Japan ex-official gets prison term in casino bribery case

TOKYO (AP) — A Tokyo court on Tuesday sentenced to four years in prison a former top government official for taking bribes from a gambling company, in a high-profile case that has added to the political woes of Japan's outgoing prime minister ahead of elections this year.

The Tokyo District Court found Tsukasa Akimoto, who was a vice-minister in charge of tourism and casino promotions, guilty of taking 7.6 million yen ($69,200) in bribes from a Chinese gambling operator that was aiming to start a casino business in Japan. The court also fined Akimoto the amount in bribes he received from the Chinese company.

The court's decision comes as Prime Minister Yoshihide Suga is already facing criticism for his government's coronavirus policies and hosting the Olympics despite widespread health concerns.

Three other former ministers and a lawmaker from the ruling Liberal Democratic Party have been found guilty in separate bribery and election fraud cases over the past few years.

Suga on Friday announced that he will not seek another term, paving the way for a new party leader ahead of parliamentary elections to be held by late November.

Akimoto, who has since left the ruling party, was also found guilty of offering bribes to his former advisors to make false testimony in court to cover up his wrongdoing.

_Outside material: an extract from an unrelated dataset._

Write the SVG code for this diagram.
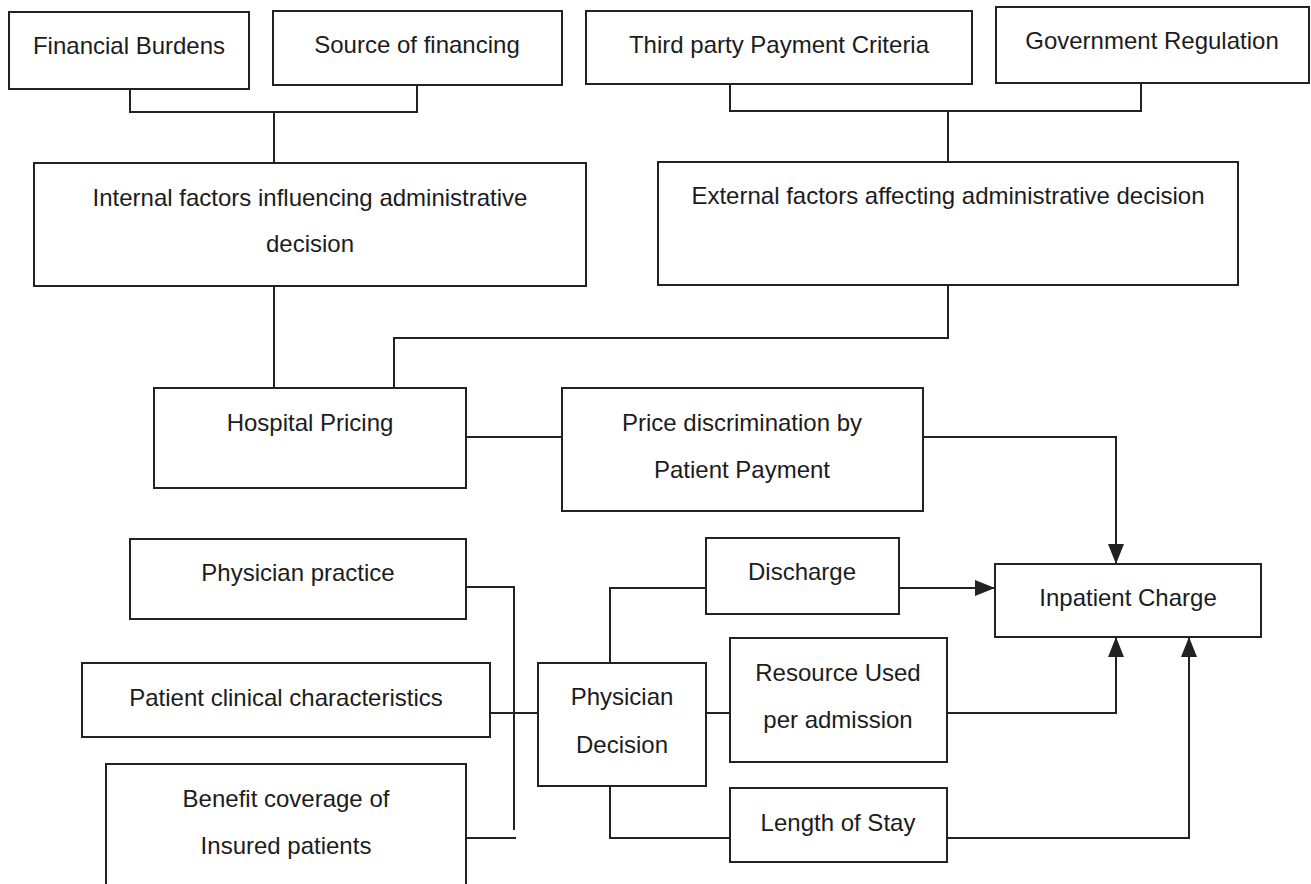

The former vice-minister pleaded not guilty of any charges in his trial. Prosecutors alleged that Akimoto accepted the bribes in 2017-2018, including 3 million yen ($27,000) in cash and other gifts, from the Chinese company in return for his support for a plan to build a casino in Japan.

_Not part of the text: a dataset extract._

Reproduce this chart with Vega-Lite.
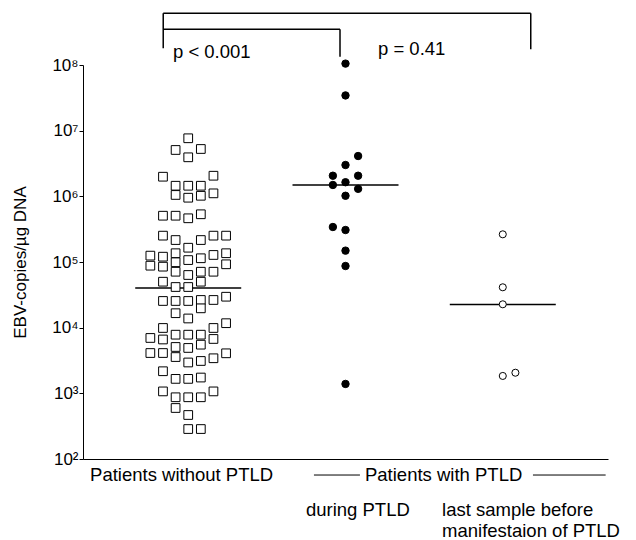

Judge Toshihiko Niwa said in his ruling that Akimoto's obstruction of legal proceedings by bribing witnesses showed his complete lack of compliance with the court, NHK public television reported.

Akimoto, who was released on bail, will have to return to jail following the sentencing. Akimoto's former aide, Akihiro Toyoshima, received a suspended prison term.

Japan passed a controversial law allowing casino gambling in 2016, a measure promoted by the ruling LDP as a way to stimulate the country’s economy and find new sources of revenue, including capitalizing on the surging number of Chinese tourists.